Systems of variational inequalities for non-local operators related to optimal switching problems: existence and uniqueness

Abstract

In this paper we study viscosity solutions to the system

$$\begin{array}{ll} \min \{ -\mathcal{H}u_i(x,t)-\psi _i(x,t),u_i(x,t) - \max_{j \neq i} (-c_{i ,j} (x,t) + u_j (x,t)) \} = 0,\\ u_i(x,T)=g_i (x), \, i \in \{1,\ldots , d \},\end{array}$$

where \({(x,t)\in{\mathbb{R}}^{N} \times [0,T]}\). Concerning \({{\mathcal{H}}}\), we assume that \({{\mathcal{H}}={\mathcal{L}}+{\mathcal{I}}}\) where \({{\mathcal{L}}}\) is a linear, possibly degenerate, parabolic operator of second order and \({{\mathcal{I}}}\) is a non-local integro-partial differential operator.
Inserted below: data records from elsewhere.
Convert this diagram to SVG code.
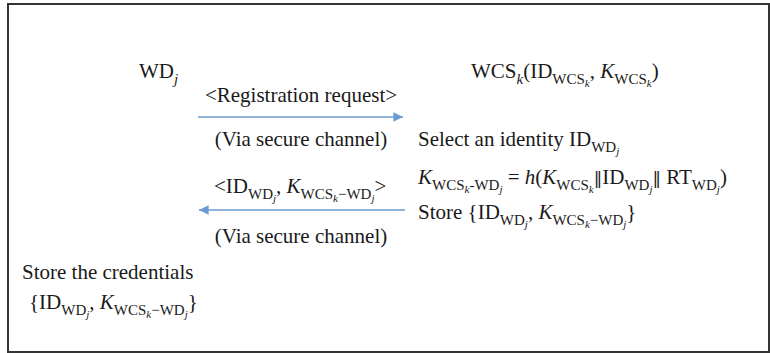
<svg xmlns="http://www.w3.org/2000/svg" width="770" height="353" viewBox="0 0 770 353">
<style>
text{font-family:"Liberation Serif","Times New Roman",serif;font-size:21px;fill:#1a1a1a}
.s{font-size:15px}
.ss{font-size:11px}
.i{font-style:italic}
.bar{font-family:"DejaVu Serif",serif;font-size:17px}
.conn{stroke:#6C9BD2;stroke-width:1.6;fill:none}
</style>
<defs>
<marker id="ah" viewBox="0 0 10 10" refX="10" refY="5" markerWidth="6" markerHeight="6" markerUnits="strokeWidth" orient="auto">
<path d="M0,0 L10,5 L0,10 Z" fill="#6C9BD2"/>
</marker>
</defs>
<rect x="8" y="4" width="761" height="348" fill="#fff" stroke="#333" stroke-width="2"/>
<g id="connectors">
<line class="conn" x1="198" y1="117" x2="403" y2="117" marker-end="url(#ah)"/>
<line class="conn" x1="405" y1="210" x2="199" y2="210" marker-end="url(#ah)"/>
</g>
<g id="node-wd">
<text x="139" y="78">WD<tspan class="s i" y="84">j</tspan></text>
</g>
<g id="node-wcs">
<text x="471" y="78">WCS<tspan class="s i" y="84">k</tspan><tspan y="78">(ID</tspan><tspan class="s" y="84">WCS</tspan><tspan class="ss i" y="87">k</tspan><tspan y="78">, </tspan><tspan class="i" y="78">K</tspan><tspan class="s" y="84">WCS</tspan><tspan class="ss i" y="87">k</tspan><tspan y="78">)</tspan></text>
</g>
<g id="msg1">
<text x="301" y="102" text-anchor="middle">&lt;Registration request&gt;</text>
<text x="301" y="146" text-anchor="middle">(Via secure channel)</text>
</g>
<g id="wcs-steps">
<text x="418" y="146">Select an identity ID<tspan class="s" y="152">WD</tspan><tspan class="ss i" y="155">j</tspan></text>
<text x="418" y="184"><tspan class="i">K</tspan><tspan class="s" y="190">WCS</tspan><tspan class="ss i" y="193">k</tspan><tspan class="s" y="190">-WD</tspan><tspan class="ss i" y="193">j</tspan><tspan y="184"> = </tspan><tspan class="i" y="184">h</tspan><tspan y="184">(</tspan><tspan class="i" y="184">K</tspan><tspan class="s" y="190">WCS</tspan><tspan class="ss i" y="193">k</tspan><tspan class="bar" y="184">‖</tspan><tspan y="184">ID</tspan><tspan class="s" y="190">WD</tspan><tspan class="ss i" y="193">j</tspan><tspan class="bar" y="184">‖</tspan><tspan y="184"> RT</tspan><tspan class="s" y="190">WD</tspan><tspan class="ss i" y="193">j</tspan><tspan y="184">)</tspan></text>
<text x="418" y="219">Store {ID<tspan class="s" y="225">WD</tspan><tspan class="ss i" y="228">j</tspan><tspan y="219">, </tspan><tspan class="i" y="219">K</tspan><tspan class="s" y="225">WCS</tspan><tspan class="ss i" y="228">k</tspan><tspan class="s" y="225">−WD</tspan><tspan class="ss i" y="228">j</tspan><tspan y="219">}</tspan></text>
</g>
<g id="msg2">
<text x="214" y="193">&lt;ID<tspan class="s" y="199">WD</tspan><tspan class="ss i" y="202">j</tspan><tspan y="193">, </tspan><tspan class="i" y="193">K</tspan><tspan class="s" y="199">WCS</tspan><tspan class="ss i" y="202">k</tspan><tspan class="s" y="199">−WD</tspan><tspan class="ss i" y="202">j</tspan><tspan y="193">&gt;</tspan></text>
<text x="301" y="243" text-anchor="middle">(Via secure channel)</text>
</g>
<g id="node-store">
<text x="22" y="279">Store the credentials</text>
<text x="29" y="309">{ID<tspan class="s" y="315">WD</tspan><tspan class="ss i" y="318">j</tspan><tspan y="309">, </tspan><tspan class="i" y="309">K</tspan><tspan class="s" y="315">WCS</tspan><tspan class="ss i" y="318">k</tspan><tspan class="s" y="315">−WD</tspan><tspan class="ss i" y="318">j</tspan><tspan y="309">}</tspan></text>
</g>
</svg>
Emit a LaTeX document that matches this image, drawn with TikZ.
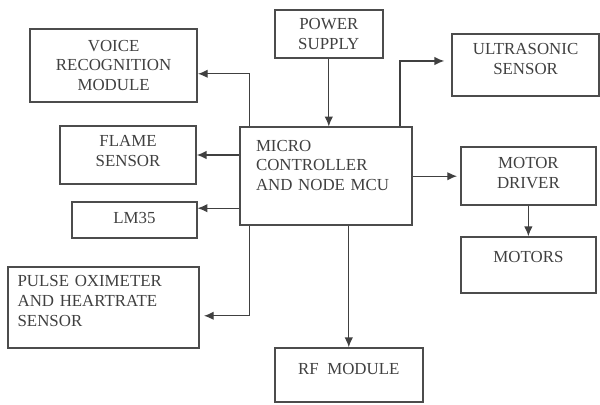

A special case of this type of system of variational inequalities with terminal data occurs in the context of optimal switching problems when the dynamics of the underlying state variables is described by an N-dimensional Levy process. We establish a general comparison principle for viscosity sub- and supersolutions to the system under mild regularity, growth and structural assumptions on the data, i.e., on the operator \({{\mathcal{H}}}\) and on the continuous functions \({\psi_i}\), c _i,j , and g _i . Using the comparison principle we prove the existence of a unique viscosity solution (u ₁, . . . , u _d ) to the system by Perron’s method. Our main contribution is that we establish existence and uniqueness of viscosity solutions, in the setting of Levy processes and non-local operators, with no sign assumption on the switching costs {c _{i, j} } and allowing c _{i, j} to depend on x as well as t.